Customer reviews integrated into your content strategy (responding to questions, addressing recurring concerns in your bullets) will help too. According to Salsify’s “2026 Consumer Research” report, 57% of shoppers say customer ratings, reviews, and user-generated content (UGC) are the most important PDP elements for completing a purchase.
Target is a high-reward retail partner, but it's also one of the most operationally demanding.
Target gives brands a decent amount of enhanced content real estate. Skip the spec-dump. Focus your content on showing how your product fits into someone's life, answering the questions someone might have before they buy, and building brand confidence with reviews and social proof.
Layered on top of all of this is an increasingly important consideration for your digital shelf strategy: how AI tools consume your PDP data.
AI shopping assistants, whether embedded in retailer experiences, third-party tools, or agentic commerce platforms, are reading your product content and using it to make recommendations.
They parse your title, attributes, bullet points, and descriptions to understand what you sell, who it's for, and whether you fit what someone is looking for. The agentic shelf is now a very real, very present commercial layer with its own requirements.

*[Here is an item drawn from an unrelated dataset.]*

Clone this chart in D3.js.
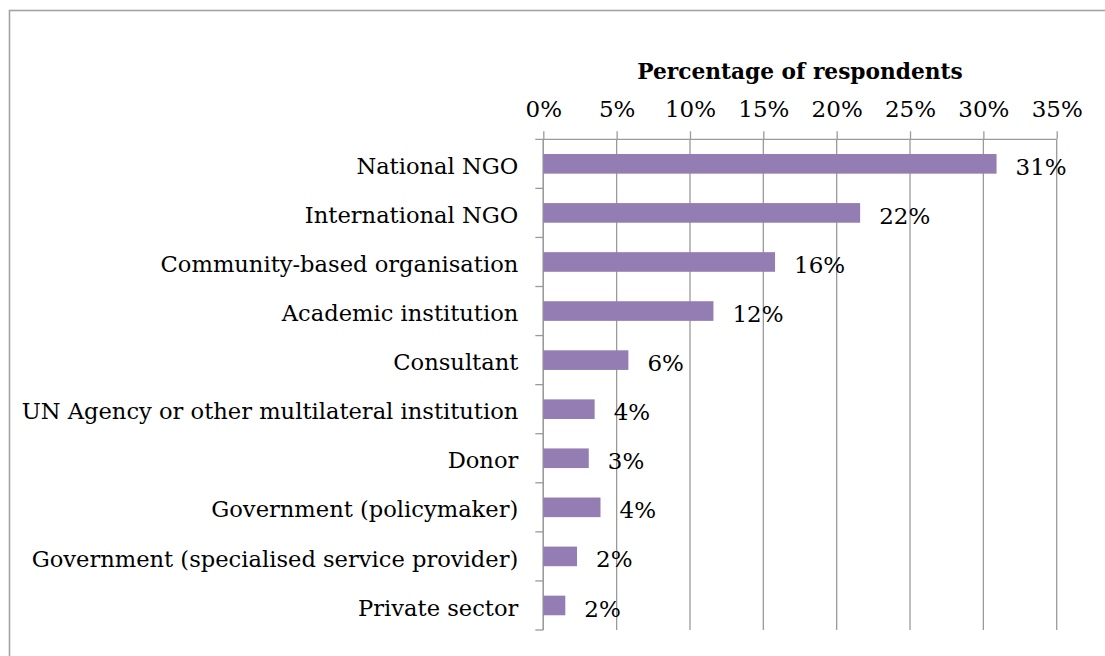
<!DOCTYPE html>
<html>
<head>
<meta charset="utf-8">
<script src="https://cdn.jsdelivr.net/npm/d3@7"></script>
<style>
  html, body { margin: 0; padding: 0; background: #fff; }
  svg { display: block; }
  text { font-family: "DejaVu Serif", serif; fill: #000; }
</style>
</head>
<body>
<svg id="chart" width="1105" height="656"></svg>
<script>
// Respondent types and their share of respondents (%)
const categories = [
  "National NGO",
  "International NGO",
  "Community-based organisation",
  "Academic institution",
  "Consultant",
  "UN Agency or other multilateral institution",
  "Donor",
  "Government (policymaker)",
  "Government (specialised service provider)",
  "Private sector"
];
const shares = [30.9, 21.6, 15.8, 11.6, 5.8, 3.5, 3.1, 3.9, 2.3, 1.5];
const tickValues = [0, 5, 10, 15, 20, 25, 30, 35];
const axisTitle = "Percentage of respondents";

const svg = d3.select("#chart");
const plot = { left: 543.3, right: 1056.7, top: 139.3, bottom: 630 };
const gridColor = "#9a9a9a";
const barColor = "#947db2";

// outer frame
svg.append("rect")
  .attr("x", 9.5).attr("y", 10.5)
  .attr("width", 1200).attr("height", 700)
  .attr("fill", "none").attr("stroke", "#a3a3a3").attr("stroke-width", 1.6);

const x = d3.scaleLinear().domain([0, 35]).range([plot.left, plot.right]);
const y = d3.scaleBand().domain(categories)
  .range([plot.top, plot.bottom]).paddingInner(0.6).paddingOuter(0.3);

// vertical gridlines
svg.append("g").selectAll("line").data(tickValues).join("line")
  .attr("x1", d => x(d)).attr("x2", d => x(d))
  .attr("y1", plot.top).attr("y2", plot.bottom)
  .attr("stroke", gridColor).attr("stroke-width", 1.3);

// top value axis
const xAxis = svg.append("g")
  .attr("transform", `translate(0,${plot.top})`)
  .call(d3.axisTop(x).tickValues(tickValues).tickFormat(d => d + "%").tickSize(8).tickPadding(14));
xAxis.select(".domain").remove();
xAxis.selectAll(".tick line").attr("stroke", gridColor).attr("stroke-width", 1.3);
xAxis.selectAll(".tick text")
  .attr("font-family", "DejaVu Serif").attr("font-size", 23).attr("fill", "#000");
svg.append("line")
  .attr("x1", plot.left - 8).attr("x2", plot.right)
  .attr("y1", plot.top).attr("y2", plot.top)
  .attr("stroke", gridColor).attr("stroke-width", 1.3);

// category axis with ticks between categories
svg.append("line")
  .attr("x1", plot.left).attr("x2", plot.left)
  .attr("y1", plot.top).attr("y2", plot.bottom)
  .attr("stroke", gridColor).attr("stroke-width", 1.3);
const bounds = d3.range(categories.length + 1).map(i => plot.top + i * y.step());
svg.append("g").selectAll("line").data(bounds.slice(1)).join("line")
  .attr("x1", plot.left - 8).attr("x2", plot.left)
  .attr("y1", d => d).attr("y2", d => d)
  .attr("stroke", gridColor).attr("stroke-width", 1.3);

// bars
svg.append("g").selectAll("rect").data(categories).join("rect")
  .attr("x", x(0))
  .attr("y", d => y(d))
  .attr("width", (d, i) => x(shares[i]) - x(0))
  .attr("height", y.bandwidth())
  .attr("fill", barColor);

// category labels
svg.append("g").selectAll("text").data(categories).join("text")
  .attr("x", plot.left - 25)
  .attr("y", d => y(d) + y.bandwidth() / 2)
  .attr("dy", "0.45em")
  .attr("text-anchor", "end")
  .attr("font-size", 22.6)
  .text(d => d);

// value labels
svg.append("g").selectAll("text").data(categories).join("text")
  .attr("x", (d, i) => x(shares[i]) + 19)
  .attr("y", d => y(d) + y.bandwidth() / 2)
  .attr("dy", "0.48em")
  .attr("font-size", 23)
  .text((d, i) => Math.round(shares[i]) + "%");

// axis title
svg.append("text")
  .attr("x", (plot.left + plot.right) / 2)
  .attr("y", 79)
  .attr("text-anchor", "middle")
  .attr("font-size", 21.7)
  .attr("font-weight", "bold")
  .text(axisTitle);
</script>
</body>
</html>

For AI visibility, structure is everything. Ambiguous product descriptions, missing attributes, and inconsistent data make it harder for AI systems to confidently recommend your product.
Clear, complete, well-structured content doesn't just help humans understand what you're selling; it helps AI understand it too, which is a must if you want to show up in agent-led recommendations.
Salsify’s consumer research also found that shoppers (31%) were most likely to trust AI recommendations if detailed product descriptions and specifications were provided.
A product that ranks but doesn't convert wastes your organic placement. A product that looks beautiful but can't be found wastes your content investment.
The gap between visibility and conversion (what we might call the trust gap) is closed at their intersection.
Great retailer search mechanics get you in front of the right shopper. Great page structure earns their confidence and reassures them enough to make a purchase. And increasingly, great AI optimization keeps you in the running when agents start making decisions on shoppers' behalf.
For global brands managing thousands of SKUs across multiple retailers, this is a content operations challenge as much as it is a strategy challenge. Getting the right data, in the right format, to the right retailer, and keeping it current, complete, and compelling requires a lot more than good intentions and a spreadsheet.